_REQUEST_:
Would you write out the listing verbatim and skip every picture in it?

=== DATA SHOWN ===

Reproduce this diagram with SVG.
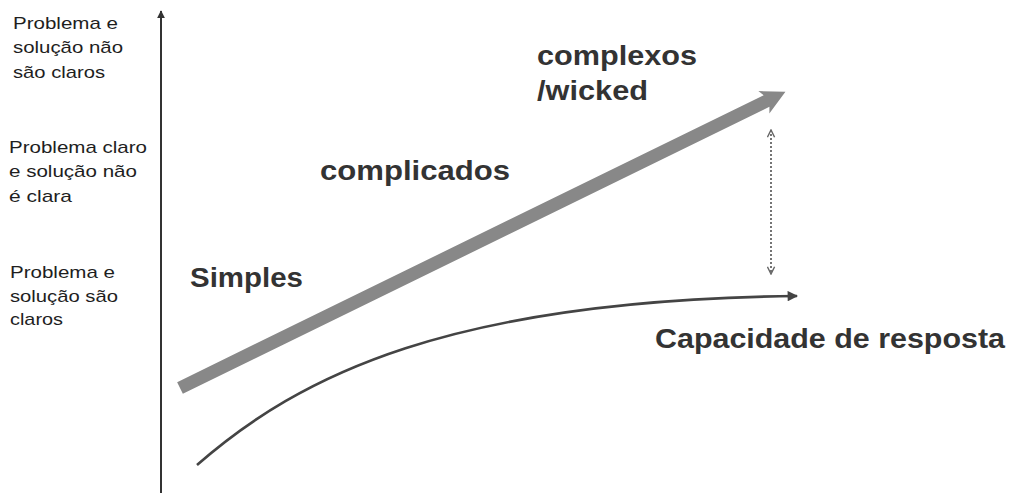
<svg xmlns="http://www.w3.org/2000/svg" width="1011" height="493" viewBox="0 0 1011 493">
  <style>
    .lbl { font-family: "Liberation Sans", Arial, sans-serif; font-size: 17px; fill: #1e1e1e; }
    .big { font-family: "Liberation Sans", Arial, sans-serif; font-size: 28px; font-weight: bold; fill: #333; }
    .axis { stroke: #333; stroke-width: 2; fill: none; }
    .gap { stroke: #666; stroke-width: 1.8; stroke-dasharray: 2 2; fill: none; }
    .resp { stroke: #444; stroke-width: 2.6; fill: none; }
  </style>
  <defs>
    <marker id="axisHead" viewBox="0 0 10 10" refX="9" refY="5" markerWidth="4" markerHeight="4" orient="auto" markerUnits="strokeWidth">
      <path d="M0,0 L10,5 L0,10 Z" fill="#333"/>
    </marker>
    <marker id="gapHead" viewBox="0 0 10 10" refX="9" refY="5" markerWidth="5" markerHeight="5" orient="auto-start-reverse" markerUnits="strokeWidth">
      <path d="M1,1 L9,5 L1,9" fill="none" stroke="#666" stroke-width="1.6"/>
    </marker>
    <marker id="respHead" viewBox="0 0 10 10" refX="9" refY="5" markerWidth="4.5" markerHeight="4" orient="auto" markerUnits="strokeWidth">
      <path d="M0,0 L10,5 L0,10 Z" fill="#444"/>
    </marker>
  </defs>

  <!-- row labels on the left -->
  <g id="label-top">
    <text class="lbl" x="13" y="29" textLength="105" lengthAdjust="spacingAndGlyphs">Problema e</text>
    <text class="lbl" x="13" y="53" textLength="110" lengthAdjust="spacingAndGlyphs">solução não</text>
    <text class="lbl" x="13" y="78" textLength="92" lengthAdjust="spacingAndGlyphs">são claros</text>
  </g>
  <g id="label-middle">
    <text class="lbl" x="9" y="153" textLength="138" lengthAdjust="spacingAndGlyphs">Problema claro</text>
    <text class="lbl" x="9" y="177" textLength="128" lengthAdjust="spacingAndGlyphs">e solução não</text>
    <text class="lbl" x="9" y="202" textLength="63" lengthAdjust="spacingAndGlyphs">é clara</text>
  </g>
  <g id="label-bottom">
    <text class="lbl" x="10" y="278" textLength="105" lengthAdjust="spacingAndGlyphs">Problema e</text>
    <text class="lbl" x="10" y="302" textLength="108" lengthAdjust="spacingAndGlyphs">solução são</text>
    <text class="lbl" x="10" y="325" textLength="53" lengthAdjust="spacingAndGlyphs">claros</text>
  </g>

  <!-- category labels -->
  <g id="simples">
    <text class="big" x="190" y="287" textLength="113" lengthAdjust="spacingAndGlyphs">Simples</text>
  </g>
  <g id="complicados">
    <text class="big" x="320" y="180" textLength="190" lengthAdjust="spacingAndGlyphs">complicados</text>
  </g>
  <g id="complexos">
    <text class="big" x="537" y="65" textLength="160" lengthAdjust="spacingAndGlyphs">complexos</text>
    <text class="big" x="537" y="100" textLength="111" lengthAdjust="spacingAndGlyphs">/wicked</text>
  </g>
  <g id="capacidade">
    <text class="big" x="655" y="348" textLength="350" lengthAdjust="spacingAndGlyphs">Capacidade de resposta</text>
  </g>

  <g id="connectors">
    <!-- vertical axis -->
    <line class="axis" x1="161" y1="493" x2="161" y2="11" marker-end="url(#axisHead)"/>
    <!-- thick complexity arrow -->
    <g transform="translate(180,388) rotate(-26.07)">
      <polygon points="0,-6.5 653,-6.5 650,-12.5 674,0 650,12.5 653,6.5 0,6.5" fill="#888"/>
    </g>
    <!-- gap between complexity and response capacity -->
    <line class="gap" x1="771" y1="130" x2="771" y2="274" marker-start="url(#gapHead)" marker-end="url(#gapHead)"/>
    <!-- response capacity curve -->
    <path class="resp" d="M197,465 C300,375 450,300 797,296" marker-end="url(#respHead)"/>
  </g>
</svg>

===

_RESULT_:
Reproduce this diagram with SVG.
<svg xmlns="http://www.w3.org/2000/svg" width="1011" height="493" viewBox="0 0 1011 493">
  <style>
    .lbl { font-family: "Liberation Sans", Arial, sans-serif; font-size: 17px; fill: #1e1e1e; }
    .big { font-family: "Liberation Sans", Arial, sans-serif; font-size: 28px; font-weight: bold; fill: #333; }
    .axis { stroke: #333; stroke-width: 2; fill: none; }
    .gap { stroke: #666; stroke-width: 1.8; stroke-dasharray: 2 2; fill: none; }
    .resp { stroke: #444; stroke-width: 2.6; fill: none; }
  </style>
  <defs>
    <marker id="axisHead" viewBox="0 0 10 10" refX="9" refY="5" markerWidth="4" markerHeight="4" orient="auto" markerUnits="strokeWidth">
      <path d="M0,0 L10,5 L0,10 Z" fill="#333"/>
    </marker>
    <marker id="gapHead" viewBox="0 0 10 10" refX="9" refY="5" markerWidth="5" markerHeight="5" orient="auto-start-reverse" markerUnits="strokeWidth">
      <path d="M1,1 L9,5 L1,9" fill="none" stroke="#666" stroke-width="1.6"/>
    </marker>
    <marker id="respHead" viewBox="0 0 10 10" refX="9" refY="5" markerWidth="4.5" markerHeight="4" orient="auto" markerUnits="strokeWidth">
      <path d="M0,0 L10,5 L0,10 Z" fill="#444"/>
    </marker>
  </defs>

  <!-- row labels on the left -->
  <g id="label-top">
    <text class="lbl" x="13" y="29" textLength="105" lengthAdjust="spacingAndGlyphs">Problema e</text>
    <text class="lbl" x="13" y="53" textLength="110" lengthAdjust="spacingAndGlyphs">solução não</text>
    <text class="lbl" x="13" y="78" textLength="92" lengthAdjust="spacingAndGlyphs">são claros</text>
  </g>
  <g id="label-middle">
    <text class="lbl" x="9" y="153" textLength="138" lengthAdjust="spacingAndGlyphs">Problema claro</text>
    <text class="lbl" x="9" y="177" textLength="128" lengthAdjust="spacingAndGlyphs">e solução não</text>
    <text class="lbl" x="9" y="202" textLength="63" lengthAdjust="spacingAndGlyphs">é clara</text>
  </g>
  <g id="label-bottom">
    <text class="lbl" x="10" y="278" textLength="105" lengthAdjust="spacingAndGlyphs">Problema e</text>
    <text class="lbl" x="10" y="302" textLength="108" lengthAdjust="spacingAndGlyphs">solução são</text>
    <text class="lbl" x="10" y="325" textLength="53" lengthAdjust="spacingAndGlyphs">claros</text>
  </g>

  <!-- category labels -->
  <g id="simples">
    <text class="big" x="190" y="287" textLength="113" lengthAdjust="spacingAndGlyphs">Simples</text>
  </g>
  <g id="complicados">
    <text class="big" x="320" y="180" textLength="190" lengthAdjust="spacingAndGlyphs">complicados</text>
  </g>
  <g id="complexos">
    <text class="big" x="537" y="65" textLength="160" lengthAdjust="spacingAndGlyphs">complexos</text>
    <text class="big" x="537" y="100" textLength="111" lengthAdjust="spacingAndGlyphs">/wicked</text>
  </g>
  <g id="capacidade">
    <text class="big" x="655" y="348" textLength="350" lengthAdjust="spacingAndGlyphs">Capacidade de resposta</text>
  </g>

  <g id="connectors">
    <!-- vertical axis -->
    <line class="axis" x1="161" y1="493" x2="161" y2="11" marker-end="url(#axisHead)"/>
    <!-- thick complexity arrow -->
    <g transform="translate(180,388) rotate(-26.07)">
      <polygon points="0,-6.5 653,-6.5 650,-12.5 674,0 650,12.5 653,6.5 0,6.5" fill="#888"/>
    </g>
    <!-- gap between complexity and response capacity -->
    <line class="gap" x1="771" y1="130" x2="771" y2="274" marker-start="url(#gapHead)" marker-end="url(#gapHead)"/>
    <!-- response capacity curve -->
    <path class="resp" d="M197,465 C300,375 450,300 797,296" marker-end="url(#respHead)"/>
  </g>
</svg>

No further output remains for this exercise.